55 and 57, London Road, Leicester
- WRENN ID
- woven-granite-thyme
- Grade
- II
- Local Planning Authority
- Leicester
- Country
- England
- Date first listed
- 24 January 2005
- Type
- Commercial premises
- Source
- Historic England listing
Description
This building, comprising showrooms and shops with flats above (now commercial premises), was constructed in 1935 by Percy Herbert Grundy of Bedingfield & Grundy, Architects, of Leicester. It is located on London Road.
The building is of Moderne style and is L-shaped, with a side range facing Nelson Street. It is predominantly red brick, with some grey brick in alternating header courses, laid in English bond. Concrete and stone dressings are present, many now painted, and there is an ashlar parapet. The roof is not visible. The building is three storeys high, decreasing to two along the side elevation. It is six bays wide to London Road.
The ground floor features a central pair of original shopfronts flanked by recessed entrances and single shops in the outer bays. The shopfronts have black stall risers with central grilles, plate glass windows with simple metal frames, and triple horizontal lights to the upper parts, angled down to recessed doorways. Deep fascias, now covered with signage, run above, and there is a stripped dentil cornice. Solid panelled doors lead to stairwells for the former flats, set within fluted pilasters with square capitals. A recessed curvilinear panel is above the doors and balconies, with metal fretwork grilles.

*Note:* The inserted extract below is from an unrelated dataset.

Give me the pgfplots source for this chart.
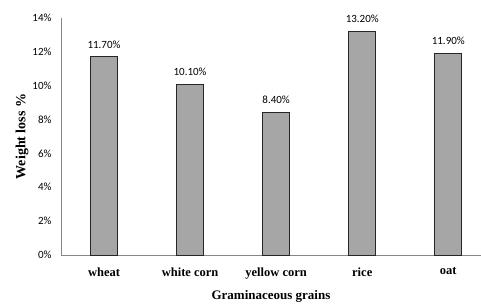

The first floor has tripartite windows with four horizontal metal Crittall lights and an opening panel with chevron glazing in the upper sections, a single blind light with chevron glazing in the centre, and a continuous plat band above the windows. A tall four-over-four light window is present to the right stairwell, and a continuous window spans the first and upper floors to the left, featuring a central decorative blind panel and a canted head.
On the upper floor, windows are recessed to the plane of the stairwells, set within deep quadrant surrounds that support the parapet. The windows have tripartite glazing with five horizontal lights, and single windows extend beyond the surrounds. Abstract finials are positioned centrally and at the ends.

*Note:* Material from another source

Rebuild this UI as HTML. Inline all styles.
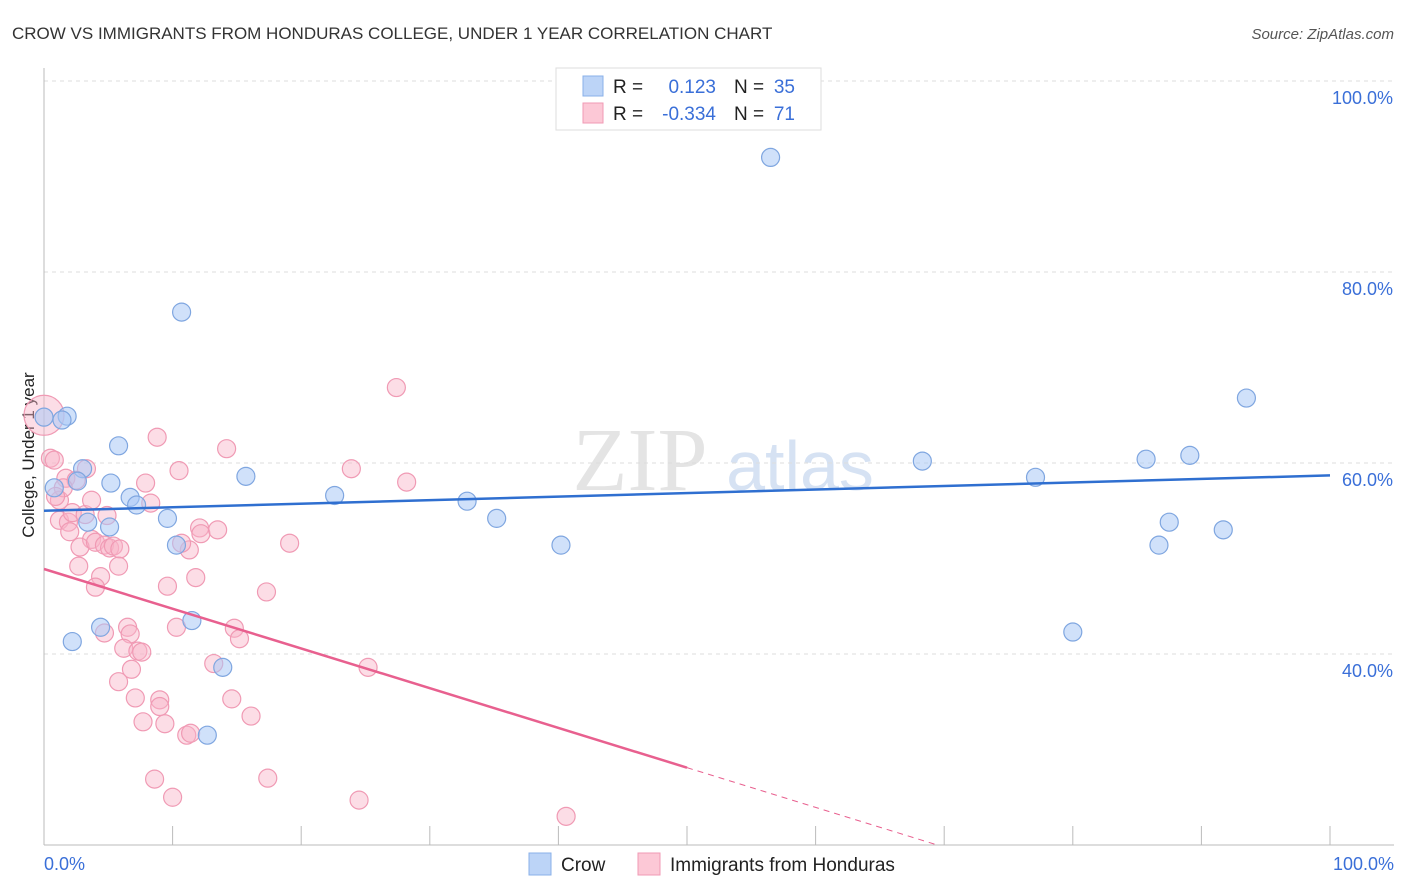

The projecting ashlar parapet has pierced open panels with grilles to the left and on the Nelson Street return. A “look-out” breaks the horizontal emphasis; this is a projecting bay window with a projecting roof, flanked by brick and stone stacks that rise through the parapet line.
The side elevation facing Nelson Street includes a double-height oriel window with a decorative, coloured glass central panel, and a garage entrance to the right with an overlight in the lower section.
The interior was not inspected, but it is understood to contain plain staircases with flat steel balustrade.
The building is a well-preserved example of an interwar commercial building with flats, designed by a significant local architect and forms a group with the Berkeley Burke Building (formerly Goddard's polish factory) by the same architect on Nelson Street.